Who are we really looking to as saviours of our economy? It certainly cannot be economists who are simply positioning themselves to be the chief beneficiaries, of the current administration or the ones waiting in the wings when there is a change. From the beginning of this crisis, they have putting forward the same ideas and suggestions: more productivity, more innovation, the need to attract more foreign exchange and investment. They bombard us about the importance of speeding up how we do business if we want Barbados to be the “entrepreneurial capital of the Caribbean.”
They never seem to have one creative idea – just spouting the same monotonous rhetoric. They get away with it because, as Dr. Blackman suggested, we have placed them on some mystical mountain. However we should note that at the end of their presentations, they advise that we go back to the IMF. That’s their solution because they simply cannot offer anything else.
However, the economists are not alone. We have educated people in various skills, who have been unable to engineer any creative and social change because at the end of the day, they are still waiting to analyze what the IMF, the World Bank and world health organization decree. The most comedic zenith was reached recently, when a caller, to a popular call in program, suggested that we alert the world health organization to deal with our garbage disposal challenges.
After the Second World War Japan, in order to catch up with the world, placed its emphasis on educating its citizens for what was then the new emerging world economy. They did not seek to produce more economists, they looked for engineers. As was said: “It was better to have a surplus of engineering students than a surplus in law graduates”. The nation’s educational system, said the historian Frank Gibney, describing the rise of industrial Japan, was “the key that winds the watch.” Japan eventually became an economic power house, through education that was relevant, not by parading academics, who are trying to daily upstage each other.

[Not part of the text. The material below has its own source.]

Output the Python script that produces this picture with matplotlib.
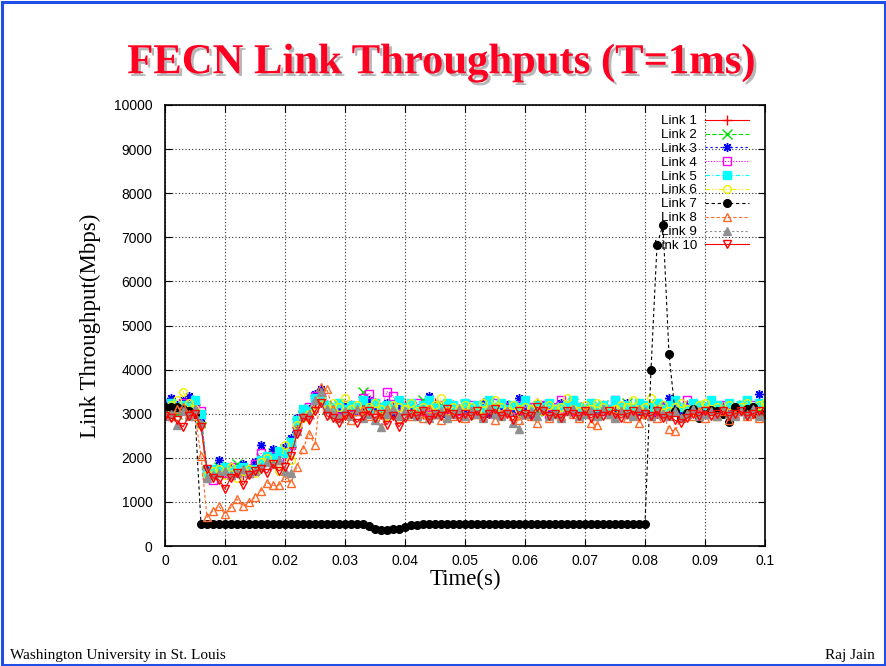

We often argue that the current education system brought us this far. We now realize we need to reform the system so that the next group of economists, engineers and social scientists will be problem solvers. By doing so, we would have “educated’ citizens who can solve problems that exist in such areas as: the economy, garbage disposal, flooding, public health, proper governance, agriculture and the myriad problems that now engulf us. Finally we need to stop believing that we are all going to wake up one day and find ourselves living in a world that must accommodate our refusal to move with the times. Let the demystification begin in the classrooms.